Ubuntu, openSUSE, and Fedora (and Mandriva) do make up most of this landscape, whether you like it or not. Seeing as headline space is limited, this is a perfectly acceptable compromise.
I was actually talking more about the general perception of Linux these days and how it isn't really an accurate portrayal if you look at GNU/Linux holistically. I wasn't criticising your editorial decisions; if anything the title was just a convenient embodiment of the idea I was trying to present.

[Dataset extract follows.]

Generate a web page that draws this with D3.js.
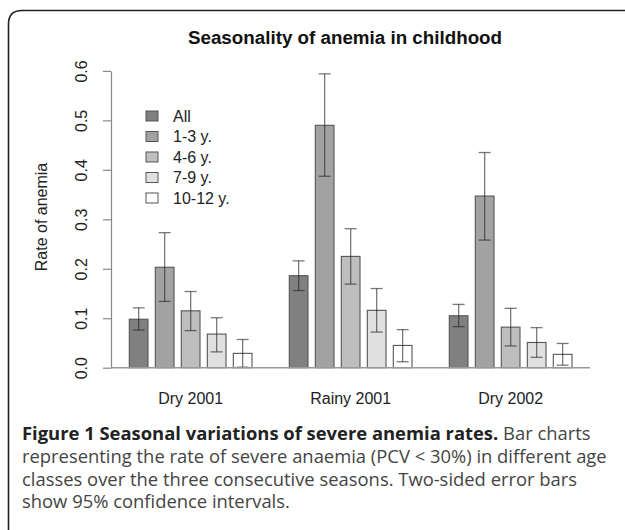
<!DOCTYPE html>
<html>
<head>
<meta charset="utf-8">
<script src="https://cdn.jsdelivr.net/npm/d3@7"></script>
<style>
html,body{margin:0;padding:0;background:#fff;}
svg{display:block;}
</style>
</head>
<body>
<svg id="chart" width="625" height="530"></svg>
<script>
const seasons = ["Dry 2001", "Rainy 2001", "Dry 2002"];
const ageGroups = ["All", "1-3 y.", "4-6 y.", "7-9 y.", "10-12 y."];
const rates = [
  [0.098, 0.203, 0.115, 0.068, 0.029],
  [0.186, 0.490, 0.225, 0.116, 0.045],
  [0.105, 0.347, 0.082, 0.051, 0.027]
];
const ciLow = [
  [0.076, 0.134, 0.075, 0.032, 0.001],
  [0.156, 0.387, 0.169, 0.072, 0.012],
  [0.083, 0.258, 0.044, 0.021, 0.005]
];
const ciHigh = [
  [0.121, 0.273, 0.154, 0.101, 0.057],
  [0.216, 0.594, 0.281, 0.160, 0.077],
  [0.128, 0.435, 0.120, 0.081, 0.049]
];
const yTicks = [0, 0.1, 0.2, 0.3, 0.4, 0.5, 0.6];
const fills = ["#808080", "#a2a2a2", "#bebebe", "#e0e0e0", "#ffffff"];
const titleText = "Seasonality of anemia in childhood";
const yLabel = "Rate of anemia";
const captionBold = "Figure 1 Seasonal variations of severe anemia rates.";
const captionLines = [
  " Bar charts",
  "representing the rate of severe anaemia (PCV < 30%) in different age",
  "classes over the three consecutive seasons. Two-sided error bars",
  "show 95% confidence intervals."
];

const svg = d3.select("#chart");
const sans = "Liberation Sans, Arial, Helvetica, sans-serif";

// frame
svg.append("path")
  .attr("d", "M8.5,540 L8.5,24 Q8.5,10.5 22,10.5 L640,10.5")
  .attr("fill", "none").attr("stroke", "#222").attr("stroke-width", 1.6);

const y = d3.scaleLinear().domain([0, 0.6]).range([367.7, 70.9]);
const x0 = d3.scaleBand().domain(seasons).range([129.3, 572]).paddingInner(0.2331).paddingOuter(0);
const x1 = d3.scaleBand().domain(ageGroups).range([0, x0.bandwidth()]).paddingInner(0.281).paddingOuter(0);

// title
svg.append("text").attr("x", 345).attr("y", 44).attr("text-anchor", "middle")
  .attr("font-family", sans).attr("font-weight", "bold").attr("font-size", 18.8)
  .attr("fill", "#111").text(titleText);

// y axis
const axisX = 111;
const yAxis = svg.append("g").attr("transform", `translate(${axisX},0)`)
  .call(d3.axisLeft(y).tickValues(yTicks).tickFormat(d3.format(".1f")).tickSize(8).tickSizeOuter(0));
yAxis.select(".domain").attr("stroke", "#888").attr("stroke-width", 1.2);
yAxis.selectAll(".tick line").attr("stroke", "#888").attr("stroke-width", 1.2);
yAxis.selectAll(".tick text")
  .attr("font-family", sans).attr("font-size", 16).attr("fill", "#222")
  .attr("x", 0).attr("y", 0).attr("dy", "0")
  .attr("text-anchor", "middle").attr("dominant-baseline", "auto")
  .attr("transform", "translate(-24,0) rotate(-90)");

// y label
svg.append("text").attr("transform", "translate(47,217) rotate(-90)")
  .attr("text-anchor", "middle").attr("font-family", sans).attr("font-size", 16)
  .attr("fill", "#222").text(yLabel);

// bars
const groups = svg.append("g").selectAll("g").data(seasons).join("g")
  .attr("transform", d => `translate(${x0(d)},0)`);

groups.each(function(season, si){
  const g = d3.select(this);
  ageGroups.forEach((ag, ai) => {
    const v = rates[si][ai];
    g.append("rect")
      .attr("x", x1(ag)).attr("y", y(v))
      .attr("width", x1.bandwidth()).attr("height", y(0) - y(v))
      .attr("fill", fills[ai]).attr("stroke", "#555").attr("stroke-width", 1.1);
  });
});

// baseline
svg.append("line").attr("x1", axisX).attr("x2", 590).attr("y1", y(0)).attr("y2", y(0))
  .attr("stroke", "#999").attr("stroke-width", 1.4);

// error bars
groups.each(function(season, si){
  const g = d3.select(this);
  ageGroups.forEach((ag, ai) => {
    const cx = x1(ag) + x1.bandwidth() / 2;
    const lo = y(ciLow[si][ai]), hi = y(ciHigh[si][ai]);
    const eb = g.append("g").attr("stroke", "#222").attr("stroke-opacity", 0.6).attr("stroke-width", 1.3);
    eb.append("line").attr("x1", cx).attr("x2", cx).attr("y1", lo).attr("y2", hi);
    eb.append("line").attr("x1", cx - 6).attr("x2", cx + 6).attr("y1", lo).attr("y2", lo);
    eb.append("line").attr("x1", cx - 6).attr("x2", cx + 6).attr("y1", hi).attr("y2", hi);
  });
});

// x labels
svg.append("g").selectAll("text").data(seasons).join("text")
  .attr("x", d => x0(d) + x0.bandwidth() / 2).attr("y", 404)
  .attr("text-anchor", "middle").attr("font-family", sans).attr("font-size", 16)
  .attr("fill", "#222").text(d => d);

// legend
const leg = svg.append("g");
ageGroups.forEach((ag, i) => {
  const cy = 116 + i * 20.5;
  leg.append("rect").attr("x", 146).attr("y", cy - 5).attr("width", 12).attr("height", 10)
    .attr("fill", fills[i]).attr("stroke", "#555").attr("stroke-width", 1);
  leg.append("text").attr("x", 173).attr("y", cy + 5.5)
    .attr("font-family", sans).attr("font-size", 16).attr("fill", "#222").text(ag);
});

// caption
const capFont = "Open Sans, Noto Sans, sans-serif";
const cap = svg.append("g").attr("font-family", capFont).attr("font-size", 18.4).attr("fill", "#333");
const t1 = cap.append("text").attr("x", 22).attr("y", 440);
t1.append("tspan").attr("font-weight", "bold").attr("fill", "#222").text(captionBold);
t1.append("tspan").attr("fill", "#444").text(captionLines[0]);
captionLines.slice(1).forEach((l, i) => {
  cap.append("text").attr("x", 22).attr("y", 463 + i * 22.7).attr("fill", "#444").text(l);
});
</script>
</body>
</html>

Perhaps I should have been clearer?
The title seems fine. It doesn't say that all GNU/Linux distros are dropping PPC support. When you don't spec it is an implied existential statement, so the fully explicit version would be "There Exist Some GNU/Linux Distros That (Will) Have Silently Drop(ped) PPC Support" (allowing for the tense ambiguity that comes from the desire for short headlines). Also, the author states that Ubuntu is an exception to the described trend since they dropped PPC support but not silently.
To the contrary, if you don't say then most people assume "all", or at least "in general", and not "some". Think about the phrase: "I love babies!" The speaker certainly does *not* mean that (s)he loves only a few, but that given an arbitrary baby, (s)he loves it.